=== Aim ===
Skip every picture, and extract verbatim the lines from the line containing "Reproduce this chart with D3.js." to the line containing "1.42, 1.84, 2.15];", both lines included.
====== Dataset excerpts
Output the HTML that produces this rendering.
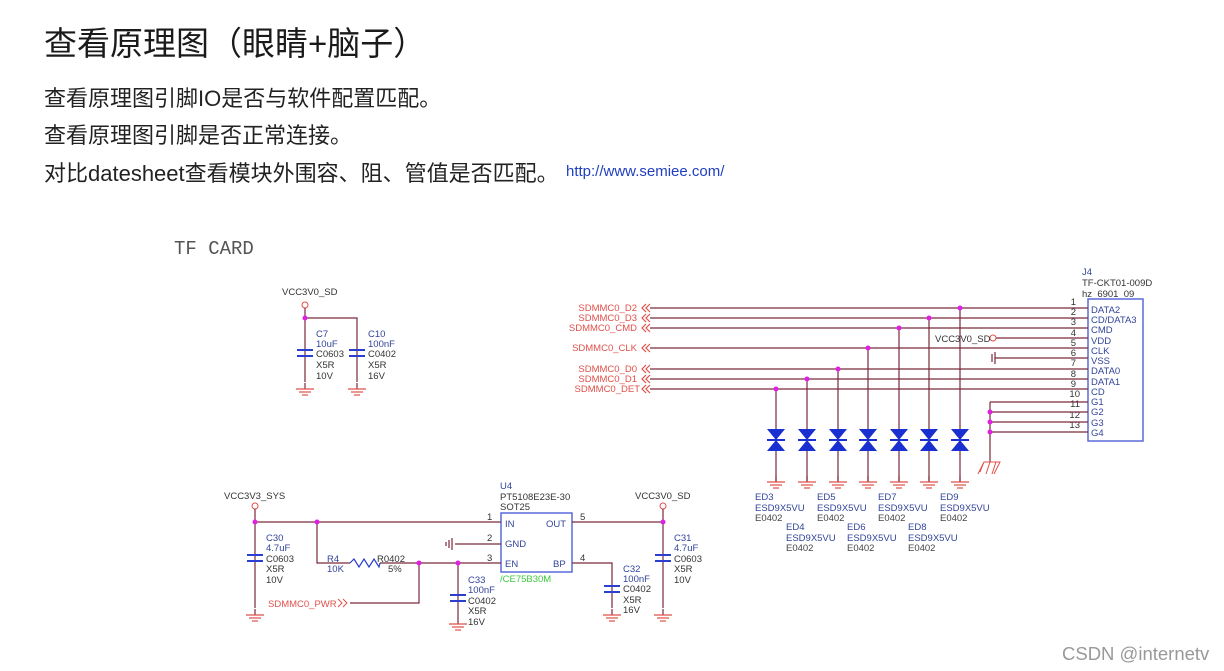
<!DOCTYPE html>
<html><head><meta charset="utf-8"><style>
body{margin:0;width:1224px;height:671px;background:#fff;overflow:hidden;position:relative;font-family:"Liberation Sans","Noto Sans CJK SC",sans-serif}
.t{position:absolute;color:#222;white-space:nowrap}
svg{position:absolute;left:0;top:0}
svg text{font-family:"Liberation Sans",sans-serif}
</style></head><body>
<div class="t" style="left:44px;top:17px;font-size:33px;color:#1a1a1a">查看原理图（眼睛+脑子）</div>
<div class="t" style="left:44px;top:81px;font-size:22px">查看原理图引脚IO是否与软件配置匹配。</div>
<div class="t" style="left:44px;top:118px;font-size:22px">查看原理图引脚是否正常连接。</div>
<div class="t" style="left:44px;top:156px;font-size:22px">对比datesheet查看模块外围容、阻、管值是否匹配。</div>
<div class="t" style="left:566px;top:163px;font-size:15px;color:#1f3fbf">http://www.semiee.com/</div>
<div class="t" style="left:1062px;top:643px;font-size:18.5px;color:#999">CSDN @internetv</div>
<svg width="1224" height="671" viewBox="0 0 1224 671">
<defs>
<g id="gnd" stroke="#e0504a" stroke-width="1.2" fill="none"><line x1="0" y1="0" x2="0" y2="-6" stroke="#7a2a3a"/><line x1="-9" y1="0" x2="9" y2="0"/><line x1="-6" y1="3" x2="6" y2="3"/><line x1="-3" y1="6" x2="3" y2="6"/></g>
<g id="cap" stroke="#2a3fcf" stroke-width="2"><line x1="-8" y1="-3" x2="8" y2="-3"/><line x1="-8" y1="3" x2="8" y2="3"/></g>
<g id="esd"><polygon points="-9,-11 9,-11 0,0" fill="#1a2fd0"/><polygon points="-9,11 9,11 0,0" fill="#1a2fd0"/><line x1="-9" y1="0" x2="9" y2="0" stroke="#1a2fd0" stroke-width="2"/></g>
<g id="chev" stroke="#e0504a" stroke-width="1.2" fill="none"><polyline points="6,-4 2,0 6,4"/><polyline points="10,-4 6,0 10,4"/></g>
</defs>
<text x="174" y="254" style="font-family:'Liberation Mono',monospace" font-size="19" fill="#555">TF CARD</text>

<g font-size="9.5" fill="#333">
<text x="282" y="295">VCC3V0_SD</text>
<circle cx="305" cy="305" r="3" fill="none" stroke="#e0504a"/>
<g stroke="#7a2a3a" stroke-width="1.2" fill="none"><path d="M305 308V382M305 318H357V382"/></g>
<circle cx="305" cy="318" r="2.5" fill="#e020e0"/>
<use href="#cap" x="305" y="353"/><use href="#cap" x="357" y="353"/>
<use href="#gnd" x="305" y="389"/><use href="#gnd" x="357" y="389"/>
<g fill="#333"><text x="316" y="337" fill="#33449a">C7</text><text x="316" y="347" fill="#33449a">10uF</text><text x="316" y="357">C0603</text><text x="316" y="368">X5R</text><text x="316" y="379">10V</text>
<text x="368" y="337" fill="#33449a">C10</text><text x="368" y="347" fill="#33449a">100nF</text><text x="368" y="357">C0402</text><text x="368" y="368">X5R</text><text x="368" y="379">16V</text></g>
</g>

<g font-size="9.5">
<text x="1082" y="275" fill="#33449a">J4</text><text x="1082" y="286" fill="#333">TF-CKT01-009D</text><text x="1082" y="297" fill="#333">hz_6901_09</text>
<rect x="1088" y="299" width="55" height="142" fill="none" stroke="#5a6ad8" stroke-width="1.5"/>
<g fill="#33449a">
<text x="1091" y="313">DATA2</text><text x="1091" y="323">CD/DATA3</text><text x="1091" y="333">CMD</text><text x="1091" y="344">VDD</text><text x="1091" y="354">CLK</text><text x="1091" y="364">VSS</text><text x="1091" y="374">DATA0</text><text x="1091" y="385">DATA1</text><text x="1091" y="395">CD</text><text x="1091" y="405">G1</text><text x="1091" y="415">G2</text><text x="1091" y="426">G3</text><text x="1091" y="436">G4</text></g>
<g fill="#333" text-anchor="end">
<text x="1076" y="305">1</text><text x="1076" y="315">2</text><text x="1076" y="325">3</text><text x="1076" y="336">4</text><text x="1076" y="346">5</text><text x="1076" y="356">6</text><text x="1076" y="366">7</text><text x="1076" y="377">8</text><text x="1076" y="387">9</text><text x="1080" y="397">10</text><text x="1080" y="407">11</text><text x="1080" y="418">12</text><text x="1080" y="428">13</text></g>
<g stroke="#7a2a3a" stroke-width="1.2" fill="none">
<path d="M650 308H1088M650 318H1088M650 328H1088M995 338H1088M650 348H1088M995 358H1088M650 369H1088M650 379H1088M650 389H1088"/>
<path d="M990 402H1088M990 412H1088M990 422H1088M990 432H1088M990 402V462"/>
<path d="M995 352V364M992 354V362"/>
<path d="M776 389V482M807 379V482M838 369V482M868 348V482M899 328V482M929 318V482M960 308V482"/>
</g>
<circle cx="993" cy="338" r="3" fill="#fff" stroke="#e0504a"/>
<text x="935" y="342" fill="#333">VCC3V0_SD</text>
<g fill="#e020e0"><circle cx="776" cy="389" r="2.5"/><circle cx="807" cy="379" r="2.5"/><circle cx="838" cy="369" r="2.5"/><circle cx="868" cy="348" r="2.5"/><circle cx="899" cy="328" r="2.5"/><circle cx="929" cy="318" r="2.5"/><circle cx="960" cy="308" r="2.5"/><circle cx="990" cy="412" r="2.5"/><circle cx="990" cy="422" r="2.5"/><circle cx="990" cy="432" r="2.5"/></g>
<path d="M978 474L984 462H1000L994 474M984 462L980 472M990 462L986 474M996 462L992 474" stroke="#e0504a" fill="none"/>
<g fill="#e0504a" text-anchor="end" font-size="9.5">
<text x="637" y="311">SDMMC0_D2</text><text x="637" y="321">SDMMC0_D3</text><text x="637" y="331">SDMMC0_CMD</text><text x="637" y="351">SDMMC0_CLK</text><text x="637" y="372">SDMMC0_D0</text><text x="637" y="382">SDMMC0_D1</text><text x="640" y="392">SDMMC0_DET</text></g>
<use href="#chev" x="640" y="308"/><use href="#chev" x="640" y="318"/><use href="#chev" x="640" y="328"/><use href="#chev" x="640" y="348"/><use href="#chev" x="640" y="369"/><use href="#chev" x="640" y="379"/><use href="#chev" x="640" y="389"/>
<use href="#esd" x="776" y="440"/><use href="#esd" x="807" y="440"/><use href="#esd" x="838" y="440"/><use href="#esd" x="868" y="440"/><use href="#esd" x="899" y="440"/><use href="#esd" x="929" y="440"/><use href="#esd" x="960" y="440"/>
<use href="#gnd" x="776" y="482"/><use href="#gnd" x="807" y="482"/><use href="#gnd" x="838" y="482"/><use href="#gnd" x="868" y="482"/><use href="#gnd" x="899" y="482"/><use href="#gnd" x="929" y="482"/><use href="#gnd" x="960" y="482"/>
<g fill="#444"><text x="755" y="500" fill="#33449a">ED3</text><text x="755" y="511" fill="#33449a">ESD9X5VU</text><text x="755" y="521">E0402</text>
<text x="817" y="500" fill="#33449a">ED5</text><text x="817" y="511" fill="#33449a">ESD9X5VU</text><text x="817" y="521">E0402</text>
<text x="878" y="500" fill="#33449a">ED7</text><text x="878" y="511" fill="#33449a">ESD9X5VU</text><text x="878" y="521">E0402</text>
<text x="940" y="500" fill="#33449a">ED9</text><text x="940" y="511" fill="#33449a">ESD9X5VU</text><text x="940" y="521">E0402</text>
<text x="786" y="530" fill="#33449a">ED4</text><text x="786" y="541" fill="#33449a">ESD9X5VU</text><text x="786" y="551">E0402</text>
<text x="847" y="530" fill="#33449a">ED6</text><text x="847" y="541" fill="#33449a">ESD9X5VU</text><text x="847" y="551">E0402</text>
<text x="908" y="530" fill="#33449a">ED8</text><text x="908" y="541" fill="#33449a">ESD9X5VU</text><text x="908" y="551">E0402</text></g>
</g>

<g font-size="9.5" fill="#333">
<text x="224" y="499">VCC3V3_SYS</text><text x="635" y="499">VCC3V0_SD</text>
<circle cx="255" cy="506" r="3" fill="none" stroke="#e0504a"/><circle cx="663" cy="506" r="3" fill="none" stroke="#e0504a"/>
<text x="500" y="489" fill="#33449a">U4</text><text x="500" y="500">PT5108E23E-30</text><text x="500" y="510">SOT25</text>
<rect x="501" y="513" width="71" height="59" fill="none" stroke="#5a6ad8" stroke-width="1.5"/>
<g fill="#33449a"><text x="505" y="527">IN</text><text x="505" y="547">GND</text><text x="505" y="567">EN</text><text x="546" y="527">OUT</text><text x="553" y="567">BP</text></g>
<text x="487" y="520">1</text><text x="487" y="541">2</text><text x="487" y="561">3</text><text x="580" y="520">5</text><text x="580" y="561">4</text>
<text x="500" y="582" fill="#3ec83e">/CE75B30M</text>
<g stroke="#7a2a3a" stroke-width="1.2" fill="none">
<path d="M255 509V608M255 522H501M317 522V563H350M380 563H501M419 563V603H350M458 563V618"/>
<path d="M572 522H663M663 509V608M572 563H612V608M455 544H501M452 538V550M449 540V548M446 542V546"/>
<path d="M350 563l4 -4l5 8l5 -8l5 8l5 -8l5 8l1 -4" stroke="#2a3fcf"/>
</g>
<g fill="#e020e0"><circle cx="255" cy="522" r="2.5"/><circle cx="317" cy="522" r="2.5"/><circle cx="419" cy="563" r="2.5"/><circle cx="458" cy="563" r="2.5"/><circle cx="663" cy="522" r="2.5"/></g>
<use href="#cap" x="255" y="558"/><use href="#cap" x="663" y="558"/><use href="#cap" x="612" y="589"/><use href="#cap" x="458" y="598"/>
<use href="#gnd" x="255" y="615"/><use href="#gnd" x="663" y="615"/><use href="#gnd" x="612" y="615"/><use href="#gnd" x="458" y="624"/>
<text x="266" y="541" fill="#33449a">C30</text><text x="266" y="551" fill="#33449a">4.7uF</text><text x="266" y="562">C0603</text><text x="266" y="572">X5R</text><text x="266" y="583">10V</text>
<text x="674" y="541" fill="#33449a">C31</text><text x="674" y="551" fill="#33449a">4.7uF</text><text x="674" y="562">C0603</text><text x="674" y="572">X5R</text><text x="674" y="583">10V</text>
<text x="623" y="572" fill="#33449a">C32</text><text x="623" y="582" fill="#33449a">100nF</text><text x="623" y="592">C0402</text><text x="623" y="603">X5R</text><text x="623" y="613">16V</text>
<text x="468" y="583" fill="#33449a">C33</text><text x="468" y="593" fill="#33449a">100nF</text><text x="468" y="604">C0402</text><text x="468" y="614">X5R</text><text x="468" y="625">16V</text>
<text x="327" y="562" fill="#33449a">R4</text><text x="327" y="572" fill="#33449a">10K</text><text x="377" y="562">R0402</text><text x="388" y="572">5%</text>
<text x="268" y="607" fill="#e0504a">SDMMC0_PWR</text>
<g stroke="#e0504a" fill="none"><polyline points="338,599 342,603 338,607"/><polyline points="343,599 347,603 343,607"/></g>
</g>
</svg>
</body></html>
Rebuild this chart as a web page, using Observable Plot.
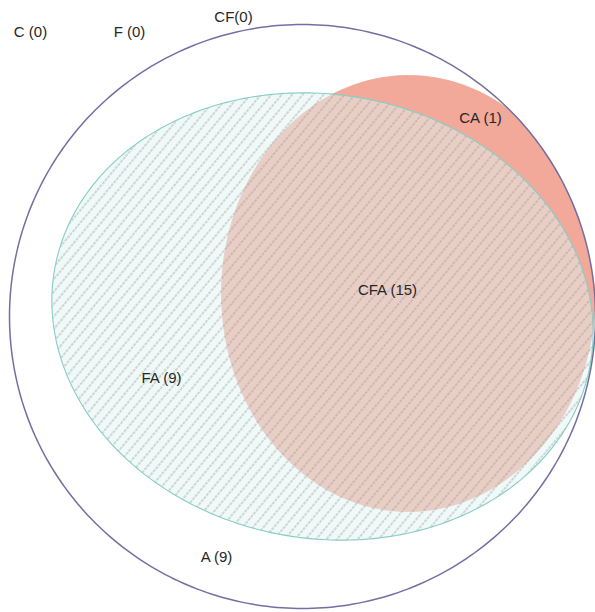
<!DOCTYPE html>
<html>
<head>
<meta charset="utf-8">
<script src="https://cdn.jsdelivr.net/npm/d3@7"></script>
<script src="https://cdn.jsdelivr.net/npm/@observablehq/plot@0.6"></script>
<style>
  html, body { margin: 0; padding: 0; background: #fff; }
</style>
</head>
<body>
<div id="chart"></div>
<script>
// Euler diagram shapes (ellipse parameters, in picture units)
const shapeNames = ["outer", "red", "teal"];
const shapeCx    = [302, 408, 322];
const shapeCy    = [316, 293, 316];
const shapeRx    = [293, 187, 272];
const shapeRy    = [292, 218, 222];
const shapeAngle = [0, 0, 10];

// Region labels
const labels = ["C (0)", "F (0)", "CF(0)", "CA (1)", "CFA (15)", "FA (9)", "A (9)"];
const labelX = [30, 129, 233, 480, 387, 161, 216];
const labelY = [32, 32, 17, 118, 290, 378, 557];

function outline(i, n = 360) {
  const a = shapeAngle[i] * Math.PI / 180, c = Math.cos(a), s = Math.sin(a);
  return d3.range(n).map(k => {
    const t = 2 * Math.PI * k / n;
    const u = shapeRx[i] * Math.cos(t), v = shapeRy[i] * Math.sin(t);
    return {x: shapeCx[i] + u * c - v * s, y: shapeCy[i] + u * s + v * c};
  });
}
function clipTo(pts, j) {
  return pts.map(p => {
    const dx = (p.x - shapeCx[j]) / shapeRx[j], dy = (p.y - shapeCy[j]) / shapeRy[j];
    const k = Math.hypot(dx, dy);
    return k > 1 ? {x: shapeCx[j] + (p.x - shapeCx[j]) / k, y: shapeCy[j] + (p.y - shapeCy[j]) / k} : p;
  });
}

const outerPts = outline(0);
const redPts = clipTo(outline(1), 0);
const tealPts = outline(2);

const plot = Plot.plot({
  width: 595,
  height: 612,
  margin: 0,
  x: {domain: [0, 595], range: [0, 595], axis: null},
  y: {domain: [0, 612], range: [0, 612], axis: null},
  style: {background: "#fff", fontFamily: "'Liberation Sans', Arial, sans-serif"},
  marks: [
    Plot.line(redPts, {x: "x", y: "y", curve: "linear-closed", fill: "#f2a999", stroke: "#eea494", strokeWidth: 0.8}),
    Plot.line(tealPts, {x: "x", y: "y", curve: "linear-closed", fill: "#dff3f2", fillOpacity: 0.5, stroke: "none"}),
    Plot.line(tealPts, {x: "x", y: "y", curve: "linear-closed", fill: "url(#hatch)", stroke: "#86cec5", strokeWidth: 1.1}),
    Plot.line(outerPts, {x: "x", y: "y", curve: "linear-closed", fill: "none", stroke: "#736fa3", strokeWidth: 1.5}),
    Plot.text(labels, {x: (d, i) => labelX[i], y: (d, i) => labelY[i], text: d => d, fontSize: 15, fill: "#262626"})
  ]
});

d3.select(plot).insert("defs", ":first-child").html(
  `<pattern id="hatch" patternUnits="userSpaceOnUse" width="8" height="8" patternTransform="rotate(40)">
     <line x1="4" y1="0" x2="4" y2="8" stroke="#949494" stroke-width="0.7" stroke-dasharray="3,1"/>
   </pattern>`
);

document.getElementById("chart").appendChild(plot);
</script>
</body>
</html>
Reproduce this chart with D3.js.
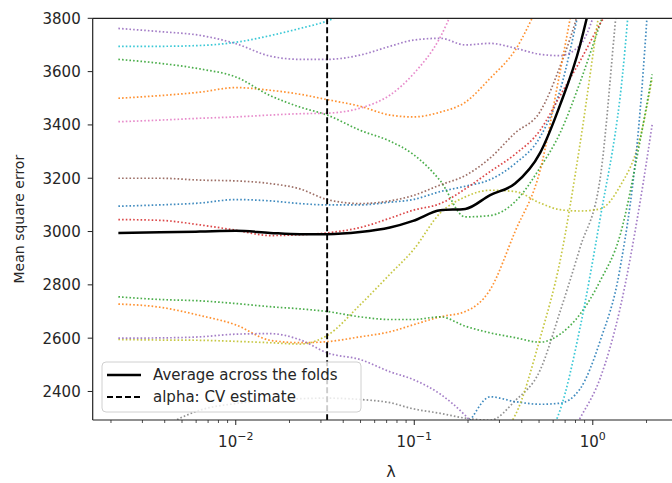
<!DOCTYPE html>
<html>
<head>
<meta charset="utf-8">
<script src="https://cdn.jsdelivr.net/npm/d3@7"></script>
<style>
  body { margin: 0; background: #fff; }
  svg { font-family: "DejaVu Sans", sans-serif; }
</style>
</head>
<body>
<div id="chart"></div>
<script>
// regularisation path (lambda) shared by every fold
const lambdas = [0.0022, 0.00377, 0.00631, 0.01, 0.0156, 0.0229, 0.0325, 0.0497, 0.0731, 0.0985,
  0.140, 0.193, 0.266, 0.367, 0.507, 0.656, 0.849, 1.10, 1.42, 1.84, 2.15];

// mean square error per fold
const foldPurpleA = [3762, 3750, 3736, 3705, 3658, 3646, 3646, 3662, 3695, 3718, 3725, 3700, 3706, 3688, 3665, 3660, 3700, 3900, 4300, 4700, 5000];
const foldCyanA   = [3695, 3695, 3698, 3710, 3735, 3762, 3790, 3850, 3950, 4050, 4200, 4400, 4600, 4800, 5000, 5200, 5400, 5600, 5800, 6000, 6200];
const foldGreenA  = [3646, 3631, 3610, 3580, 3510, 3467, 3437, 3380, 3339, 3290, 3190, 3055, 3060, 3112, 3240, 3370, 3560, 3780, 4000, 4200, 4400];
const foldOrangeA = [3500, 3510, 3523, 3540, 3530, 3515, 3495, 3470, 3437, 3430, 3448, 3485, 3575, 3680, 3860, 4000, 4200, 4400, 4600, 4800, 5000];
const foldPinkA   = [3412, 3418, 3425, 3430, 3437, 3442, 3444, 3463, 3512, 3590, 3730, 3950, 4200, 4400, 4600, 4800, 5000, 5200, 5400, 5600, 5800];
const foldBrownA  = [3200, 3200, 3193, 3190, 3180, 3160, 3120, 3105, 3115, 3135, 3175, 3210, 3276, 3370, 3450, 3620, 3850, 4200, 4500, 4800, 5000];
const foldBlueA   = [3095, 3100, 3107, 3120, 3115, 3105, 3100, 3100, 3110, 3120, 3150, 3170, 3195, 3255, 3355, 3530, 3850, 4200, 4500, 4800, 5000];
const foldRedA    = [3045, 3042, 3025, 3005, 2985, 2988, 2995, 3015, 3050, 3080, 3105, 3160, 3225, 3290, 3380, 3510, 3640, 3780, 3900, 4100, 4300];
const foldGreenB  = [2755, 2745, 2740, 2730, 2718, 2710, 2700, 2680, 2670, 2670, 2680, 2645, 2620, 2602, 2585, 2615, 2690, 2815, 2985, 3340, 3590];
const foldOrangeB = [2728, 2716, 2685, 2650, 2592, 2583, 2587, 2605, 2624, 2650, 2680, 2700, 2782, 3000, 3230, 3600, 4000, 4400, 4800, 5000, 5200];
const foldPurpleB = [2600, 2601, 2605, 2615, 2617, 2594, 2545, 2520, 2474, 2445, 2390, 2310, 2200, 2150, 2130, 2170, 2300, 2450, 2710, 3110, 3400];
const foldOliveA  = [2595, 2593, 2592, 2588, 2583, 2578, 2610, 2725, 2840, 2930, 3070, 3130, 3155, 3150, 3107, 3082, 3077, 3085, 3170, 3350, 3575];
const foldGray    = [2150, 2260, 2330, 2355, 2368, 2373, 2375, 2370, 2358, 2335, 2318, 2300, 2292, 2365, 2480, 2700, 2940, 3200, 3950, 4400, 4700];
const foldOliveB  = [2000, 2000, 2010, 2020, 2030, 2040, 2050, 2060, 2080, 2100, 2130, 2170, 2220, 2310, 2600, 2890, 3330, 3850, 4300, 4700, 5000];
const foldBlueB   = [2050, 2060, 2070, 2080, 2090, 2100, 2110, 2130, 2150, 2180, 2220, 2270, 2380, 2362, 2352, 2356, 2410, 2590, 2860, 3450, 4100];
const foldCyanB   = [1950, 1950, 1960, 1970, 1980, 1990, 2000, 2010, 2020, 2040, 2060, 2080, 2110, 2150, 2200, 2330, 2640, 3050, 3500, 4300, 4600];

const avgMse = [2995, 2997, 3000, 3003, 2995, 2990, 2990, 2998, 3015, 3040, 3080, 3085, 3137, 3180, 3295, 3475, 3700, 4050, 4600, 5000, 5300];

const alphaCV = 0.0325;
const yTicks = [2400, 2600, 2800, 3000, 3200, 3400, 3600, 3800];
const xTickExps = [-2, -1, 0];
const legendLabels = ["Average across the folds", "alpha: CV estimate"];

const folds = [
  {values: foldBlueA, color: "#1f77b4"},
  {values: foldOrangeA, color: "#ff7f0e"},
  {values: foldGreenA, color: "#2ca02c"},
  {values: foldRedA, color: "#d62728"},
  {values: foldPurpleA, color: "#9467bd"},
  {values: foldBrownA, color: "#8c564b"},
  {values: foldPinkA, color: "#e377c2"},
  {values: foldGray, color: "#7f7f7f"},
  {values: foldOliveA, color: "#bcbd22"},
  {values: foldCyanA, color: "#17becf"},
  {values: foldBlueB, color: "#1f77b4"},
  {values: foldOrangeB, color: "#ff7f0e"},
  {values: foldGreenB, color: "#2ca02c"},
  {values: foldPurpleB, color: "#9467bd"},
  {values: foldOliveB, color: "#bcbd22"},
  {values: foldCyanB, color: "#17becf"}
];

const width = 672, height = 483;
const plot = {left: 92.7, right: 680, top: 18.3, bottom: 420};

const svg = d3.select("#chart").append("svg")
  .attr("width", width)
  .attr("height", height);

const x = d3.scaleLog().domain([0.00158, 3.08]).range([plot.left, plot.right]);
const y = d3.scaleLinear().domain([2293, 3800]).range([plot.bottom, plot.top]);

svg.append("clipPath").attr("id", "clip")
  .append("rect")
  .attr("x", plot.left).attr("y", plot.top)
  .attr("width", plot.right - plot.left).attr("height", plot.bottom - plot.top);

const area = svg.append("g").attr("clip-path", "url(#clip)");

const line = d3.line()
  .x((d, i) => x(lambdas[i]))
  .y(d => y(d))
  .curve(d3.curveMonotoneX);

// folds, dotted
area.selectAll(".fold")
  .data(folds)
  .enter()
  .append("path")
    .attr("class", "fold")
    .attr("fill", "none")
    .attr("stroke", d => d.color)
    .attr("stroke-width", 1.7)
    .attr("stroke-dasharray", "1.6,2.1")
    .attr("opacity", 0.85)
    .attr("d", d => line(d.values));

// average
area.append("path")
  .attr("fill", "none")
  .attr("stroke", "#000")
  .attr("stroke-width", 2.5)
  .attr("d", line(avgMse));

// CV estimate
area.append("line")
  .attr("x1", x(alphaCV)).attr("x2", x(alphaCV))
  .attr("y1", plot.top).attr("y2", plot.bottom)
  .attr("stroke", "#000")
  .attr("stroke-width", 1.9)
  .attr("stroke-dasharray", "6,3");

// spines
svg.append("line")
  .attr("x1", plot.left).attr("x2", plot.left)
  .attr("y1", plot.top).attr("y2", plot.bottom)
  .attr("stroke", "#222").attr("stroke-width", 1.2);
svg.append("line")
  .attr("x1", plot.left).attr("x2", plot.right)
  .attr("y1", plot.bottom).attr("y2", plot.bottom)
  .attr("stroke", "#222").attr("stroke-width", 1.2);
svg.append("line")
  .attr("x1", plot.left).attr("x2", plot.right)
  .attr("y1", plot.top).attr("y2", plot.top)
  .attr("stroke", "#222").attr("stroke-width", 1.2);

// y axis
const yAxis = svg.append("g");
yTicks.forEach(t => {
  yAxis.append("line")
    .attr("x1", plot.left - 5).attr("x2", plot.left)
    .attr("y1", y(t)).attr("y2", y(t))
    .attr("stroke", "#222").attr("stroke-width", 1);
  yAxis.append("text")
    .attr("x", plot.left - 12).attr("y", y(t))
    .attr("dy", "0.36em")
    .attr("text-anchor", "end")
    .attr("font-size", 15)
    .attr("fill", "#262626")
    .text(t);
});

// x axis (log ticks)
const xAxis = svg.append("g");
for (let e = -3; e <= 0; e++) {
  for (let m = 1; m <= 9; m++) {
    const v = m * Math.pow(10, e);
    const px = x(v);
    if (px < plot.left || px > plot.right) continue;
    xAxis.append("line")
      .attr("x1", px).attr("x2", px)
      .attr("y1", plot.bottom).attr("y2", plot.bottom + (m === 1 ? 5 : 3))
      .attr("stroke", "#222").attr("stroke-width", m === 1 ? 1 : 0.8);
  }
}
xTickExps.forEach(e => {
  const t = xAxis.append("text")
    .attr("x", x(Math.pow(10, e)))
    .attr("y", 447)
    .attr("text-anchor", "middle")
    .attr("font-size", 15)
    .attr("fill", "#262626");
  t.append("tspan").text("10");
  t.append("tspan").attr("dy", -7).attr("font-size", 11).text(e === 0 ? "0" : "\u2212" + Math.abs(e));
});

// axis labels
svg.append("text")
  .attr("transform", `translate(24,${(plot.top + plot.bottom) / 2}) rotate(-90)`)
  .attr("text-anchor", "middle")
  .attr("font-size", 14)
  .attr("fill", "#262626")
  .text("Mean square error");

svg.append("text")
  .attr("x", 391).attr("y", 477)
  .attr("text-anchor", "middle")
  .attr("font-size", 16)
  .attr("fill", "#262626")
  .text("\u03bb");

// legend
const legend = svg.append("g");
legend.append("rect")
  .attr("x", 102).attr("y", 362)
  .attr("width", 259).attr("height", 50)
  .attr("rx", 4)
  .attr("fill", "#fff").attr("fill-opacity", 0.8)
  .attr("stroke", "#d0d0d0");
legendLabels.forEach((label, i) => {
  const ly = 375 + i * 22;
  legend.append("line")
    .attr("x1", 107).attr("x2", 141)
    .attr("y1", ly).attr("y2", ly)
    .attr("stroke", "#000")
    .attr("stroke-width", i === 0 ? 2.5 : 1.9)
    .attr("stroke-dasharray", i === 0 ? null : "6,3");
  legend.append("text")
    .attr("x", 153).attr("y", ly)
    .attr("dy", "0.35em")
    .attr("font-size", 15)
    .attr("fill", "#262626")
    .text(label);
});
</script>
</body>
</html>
============
=== Answer to this task ===
Reproduce this chart with D3.js.
<!DOCTYPE html>
<html>
<head>
<meta charset="utf-8">
<script src="https://cdn.jsdelivr.net/npm/d3@7"></script>
<style>
  body { margin: 0; background: #fff; }
  svg { font-family: "DejaVu Sans", sans-serif; }
</style>
</head>
<body>
<div id="chart"></div>
<script>
// regularisation path (lambda) shared by every fold
const lambdas = [0.0022, 0.00377, 0.00631, 0.01, 0.0156, 0.0229, 0.0325, 0.0497, 0.0731, 0.0985,
  0.140, 0.193, 0.266, 0.367, 0.507, 0.656, 0.849, 1.10, 1.42, 1.84, 2.15];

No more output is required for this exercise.